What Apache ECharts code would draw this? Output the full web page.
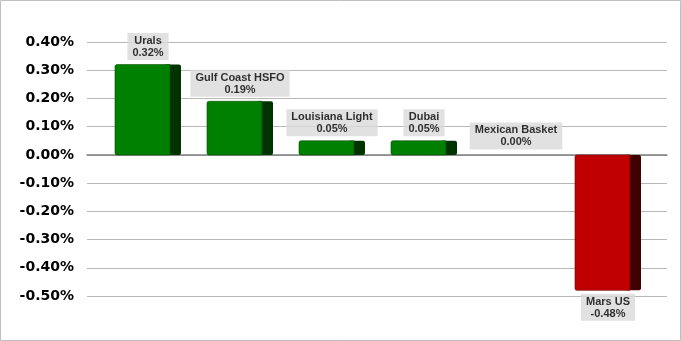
<!DOCTYPE html>
<html><head><meta charset="utf-8">
<script src="https://cdn.jsdelivr.net/npm/echarts@6/dist/echarts.min.js"></script>
<style>html,body{margin:0;padding:0;background:#fff}#c{width:681px;height:341px}</style>
</head><body><div id="c"></div>
<script>
const categories = ['Urals','Gulf Coast HSFO','Louisiana Light','Dubai','Mexican Basket','Mars US'];
const values = [0.32, 0.19, 0.05, 0.05, 0.00, -0.48];
const yMin = -0.5, yMax = 0.4, yStep = 0.1;

const chart = echarts.init(document.getElementById('c'), null, {renderer:'canvas'});
const gTop = 42, gBottom = 45;
chart.setOption({
  animation:false,
  backgroundColor:'#fff',
  graphic:[{type:'rect',shape:{x:0.5,y:0.5,width:680,height:340},style:{fill:'none',stroke:'#BFBFBF',lineWidth:1},z:-10}],
  grid:[
    {left:87,right:14,top:gTop,bottom:gBottom},
    {left:102,right:27,top:gTop,bottom:gBottom}
  ],
  xAxis:[
    {gridIndex:0,type:'category',data:categories,axisLine:{show:true,onZero:true,lineStyle:{color:'#7F7F7F',width:1.5}},axisTick:{show:false},axisLabel:{show:false},z:1},
    {gridIndex:1,type:'category',data:categories,axisLine:{show:false},axisTick:{show:false},axisLabel:{show:false}}
  ],
  yAxis:[
    {gridIndex:0,type:'value',min:yMin,max:yMax,interval:yStep,
     axisLine:{show:false},axisTick:{show:false},
     splitLine:{lineStyle:{color:'#B8B8B8',width:1}},
     axisLabel:{margin:13,color:'#000',fontFamily:'DejaVu Sans',fontWeight:'bold',fontSize:14,
       formatter:v=>v.toFixed(2)+'%'}},
    {gridIndex:1,type:'value',min:yMin,max:yMax,interval:yStep,show:false,splitLine:{show:false}}
  ],
  series:[
    {type:'custom',xAxisIndex:1,yAxisIndex:1,z:5,
     data:values.map((v,i)=>[i,v]),
     renderItem:(params,api)=>{
       const i=api.value(0), v=api.value(1);
       const p=api.coord([i,v]), z=api.coord([i,0]);
       const c=p[0];
       const y1=Math.min(p[1],z[1]), y2=Math.max(p[1],z[1]);
       const h=Math.max(y2-y1,0);
       const pos=v>=0;
       const front=pos?'#008000':'#C00000';
       const side=pos?'#003300':'#400000';
       const edge=pos?'#004d00':'#6b0000';
       if(h<0.5) return {type:'group',children:[]};
       return {type:'group',children:[
         {type:'rect',shape:{x:c+16,y:y1,width:17,height:h,r:2},style:{fill:side}},
         {type:'rect',shape:{x:c-33,y:y1,width:55,height:h,r:[2,0,0,2]},style:{fill:front,stroke:edge,lineWidth:0.6}}
       ]};
     }},
    {type:'scatter',xAxisIndex:1,yAxisIndex:1,symbolSize:1,itemStyle:{color:'rgba(0,0,0,0)'},z:6,
     data:values.map((v,i)=>({value:[i-0.054,v],
       label:{position:v<0?'bottom':'top',distance:v<0?3:(v===0?5:4)}})),
     label:{show:true,color:'#000',fontFamily:'Liberation Sans',fontWeight:'bold',fontSize:11,lineHeight:12,
       backgroundColor:'#D9D9D9',padding:[2,5,1,5],align:'center',
       formatter:p=>categories[p.dataIndex]+'\n'+values[p.dataIndex].toFixed(2)+'%'}}
  ]
});
</script></body></html>
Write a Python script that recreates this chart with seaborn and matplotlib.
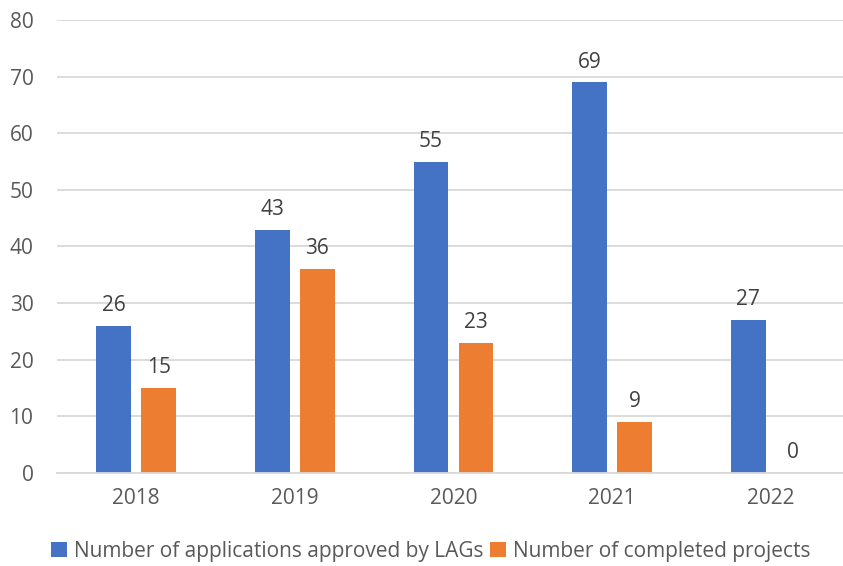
import matplotlib
matplotlib.use("Agg")
import matplotlib.pyplot as plt
import pandas as pd
import seaborn as sns

years = ["2018", "2019", "2020", "2021", "2022"]
approved = [26, 43, 55, 69, 27]
completed = [15, 36, 23, 9, 0]
series_names = ["Number of applications approved by LAGs", "Number of completed projects"]
palette = ["#4472C4", "#ED7D31"]

df = pd.DataFrame({
    "year": years * 2,
    "value": approved + completed,
    "series": [series_names[0]] * len(years) + [series_names[1]] * len(years),
})

sns.set_theme(style="white")
plt.rcParams["font.family"] = ["Open Sans", "DejaVu Sans"]

fig = plt.figure(figsize=(8.43, 5.66), dpi=100)
ax = fig.add_axes([57 / 843, 93 / 566, 793 / 843, 453 / 566])

sns.barplot(data=df, x="year", y="value", hue="series", palette=palette,
            width=0.568, gap=0.225, ax=ax, legend=True, saturation=1,
            linewidth=0)

for cont in ax.containers:
    ax.bar_label(cont, padding=7, fontsize=15, color="#404040")

ax.set_ylim(0, 80)
ax.set_xlim(-0.5, 4.5)
ax.set_yticks(range(0, 81, 10))
ax.yaxis.grid(True, color="#d9d9d9", linewidth=1.3)
ax.set_axisbelow(True)
for s in ["top", "right", "left"]:
    ax.spines[s].set_visible(False)
ax.spines["bottom"].set_color("#d9d9d9")
ax.spines["bottom"].set_linewidth(1.3)
ax.tick_params(axis="both", length=0, labelsize=15, colors="#595959")
ax.tick_params(axis="y", pad=17)
ax.tick_params(axis="x", pad=11)
ax.set_xlabel("")
ax.set_ylabel("")

handles, labels = ax.get_legend_handles_labels()
ax.get_legend().remove()
fig.legend(handles, labels, loc="center", bbox_to_anchor=(431 / 843, 15 / 566),
           ncol=2, frameon=False, fontsize=15, handlelength=0.75, handleheight=0.75,
           handletextpad=0.35, columnspacing=0.3, labelcolor="#595959")

fig.savefig("out.png", dpi=100)
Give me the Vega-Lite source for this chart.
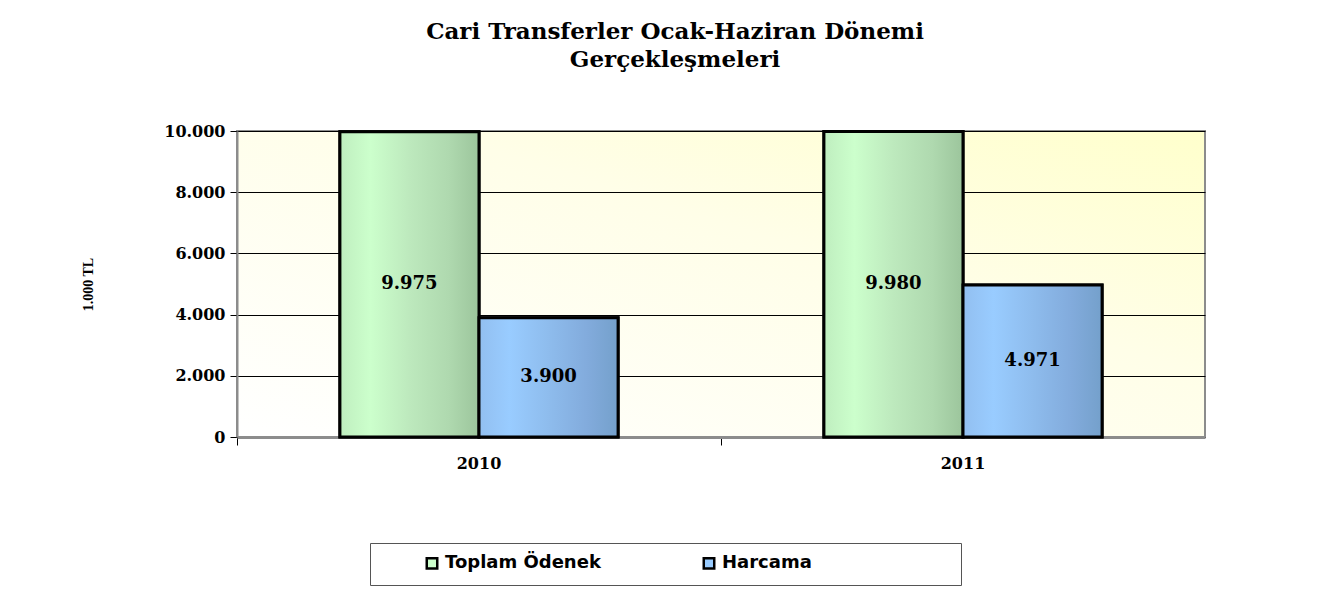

## Directions
Omit every picture, and otherwise quote the entries exactly.

## Answer below
What Apache ECharts code would draw this? Output the full web page.
<!DOCTYPE html>
<html><head><meta charset="utf-8">
<script src="https://cdn.jsdelivr.net/npm/echarts@6/dist/echarts.min.js"></script>
<style>html,body{margin:0;padding:0;background:#fff}#c{width:681px;height:341px}</style>
</head><body><div id="c"></div>
<script>
const categories = ['Urals','Gulf Coast HSFO','Louisiana Light','Dubai','Mexican Basket','Mars US'];
const values = [0.32, 0.19, 0.05, 0.05, 0.00, -0.48];
const yMin = -0.5, yMax = 0.4, yStep = 0.1;

const chart = echarts.init(document.getElementById('c'), null, {renderer:'canvas'});
const gTop = 42, gBottom = 45;
chart.setOption({
  animation:false,
  backgroundColor:'#fff',
  graphic:[{type:'rect',shape:{x:0.5,y:0.5,width:680,height:340},style:{fill:'none',stroke:'#BFBFBF',lineWidth:1},z:-10}],
  grid:[
    {left:87,right:14,top:gTop,bottom:gBottom},
    {left:102,right:27,top:gTop,bottom:gBottom}
  ],
  xAxis:[
    {gridIndex:0,type:'category',data:categories,axisLine:{show:true,onZero:true,lineStyle:{color:'#7F7F7F',width:1.5}},axisTick:{show:false},axisLabel:{show:false},z:1},
    {gridIndex:1,type:'category',data:categories,axisLine:{show:false},axisTick:{show:false},axisLabel:{show:false}}
  ],
  yAxis:[
    {gridIndex:0,type:'value',min:yMin,max:yMax,interval:yStep,
     axisLine:{show:false},axisTick:{show:false},
     splitLine:{lineStyle:{color:'#B8B8B8',width:1}},
     axisLabel:{margin:13,color:'#000',fontFamily:'DejaVu Sans',fontWeight:'bold',fontSize:14,
       formatter:v=>v.toFixed(2)+'%'}},
    {gridIndex:1,type:'value',min:yMin,max:yMax,interval:yStep,show:false,splitLine:{show:false}}
  ],
  series:[
    {type:'custom',xAxisIndex:1,yAxisIndex:1,z:5,
     data:values.map((v,i)=>[i,v]),
     renderItem:(params,api)=>{
       const i=api.value(0), v=api.value(1);
       const p=api.coord([i,v]), z=api.coord([i,0]);
       const c=p[0];
       const y1=Math.min(p[1],z[1]), y2=Math.max(p[1],z[1]);
       const h=Math.max(y2-y1,0);
       const pos=v>=0;
       const front=pos?'#008000':'#C00000';
       const side=pos?'#003300':'#400000';
       const edge=pos?'#004d00':'#6b0000';
       if(h<0.5) return {type:'group',children:[]};
       return {type:'group',children:[
         {type:'rect',shape:{x:c+16,y:y1,width:17,height:h,r:2},style:{fill:side}},
         {type:'rect',shape:{x:c-33,y:y1,width:55,height:h,r:[2,0,0,2]},style:{fill:front,stroke:edge,lineWidth:0.6}}
       ]};
     }},
    {type:'scatter',xAxisIndex:1,yAxisIndex:1,symbolSize:1,itemStyle:{color:'rgba(0,0,0,0)'},z:6,
     data:values.map((v,i)=>({value:[i-0.054,v],
       label:{position:v<0?'bottom':'top',distance:v<0?3:(v===0?5:4)}})),
     label:{show:true,color:'#000',fontFamily:'Liberation Sans',fontWeight:'bold',fontSize:11,lineHeight:12,
       backgroundColor:'#D9D9D9',padding:[2,5,1,5],align:'center',
       formatter:p=>categories[p.dataIndex]+'\n'+values[p.dataIndex].toFixed(2)+'%'}}
  ]
});
</script></body></html>
Write a Python script that recreates this chart with seaborn and matplotlib.
import matplotlib
matplotlib.use("Agg")
import matplotlib.pyplot as plt
import pandas as pd
import seaborn as sns

years = ["2018", "2019", "2020", "2021", "2022"]
approved = [26, 43, 55, 69, 27]
completed = [15, 36, 23, 9, 0]
series_names = ["Number of applications approved by LAGs", "Number of completed projects"]
palette = ["#4472C4", "#ED7D31"]

df = pd.DataFrame({
    "year": years * 2,
    "value": approved + completed,
    "series": [series_names[0]] * len(years) + [series_names[1]] * len(years),
})

sns.set_theme(style="white")
plt.rcParams["font.family"] = ["Open Sans", "DejaVu Sans"]

fig = plt.figure(figsize=(8.43, 5.66), dpi=100)
ax = fig.add_axes([57 / 843, 93 / 566, 793 / 843, 453 / 566])

sns.barplot(data=df, x="year", y="value", hue="series", palette=palette,
            width=0.568, gap=0.225, ax=ax, legend=True, saturation=1,
            linewidth=0)

for cont in ax.containers:
    ax.bar_label(cont, padding=7, fontsize=15, color="#404040")

ax.set_ylim(0, 80)
ax.set_xlim(-0.5, 4.5)
ax.set_yticks(range(0, 81, 10))
ax.yaxis.grid(True, color="#d9d9d9", linewidth=1.3)
ax.set_axisbelow(True)
for s in ["top", "right", "left"]:
    ax.spines[s].set_visible(False)
ax.spines["bottom"].set_color("#d9d9d9")
ax.spines["bottom"].set_linewidth(1.3)
ax.tick_params(axis="both", length=0, labelsize=15, colors="#595959")
ax.tick_params(axis="y", pad=17)
ax.tick_params(axis="x", pad=11)
ax.set_xlabel("")
ax.set_ylabel("")

handles, labels = ax.get_legend_handles_labels()
ax.get_legend().remove()
fig.legend(handles, labels, loc="center", bbox_to_anchor=(431 / 843, 15 / 566),
           ncol=2, frameon=False, fontsize=15, handlelength=0.75, handleheight=0.75,
           handletextpad=0.35, columnspacing=0.3, labelcolor="#595959")

fig.savefig("out.png", dpi=100)
Give me the Vega-Lite source for this chart.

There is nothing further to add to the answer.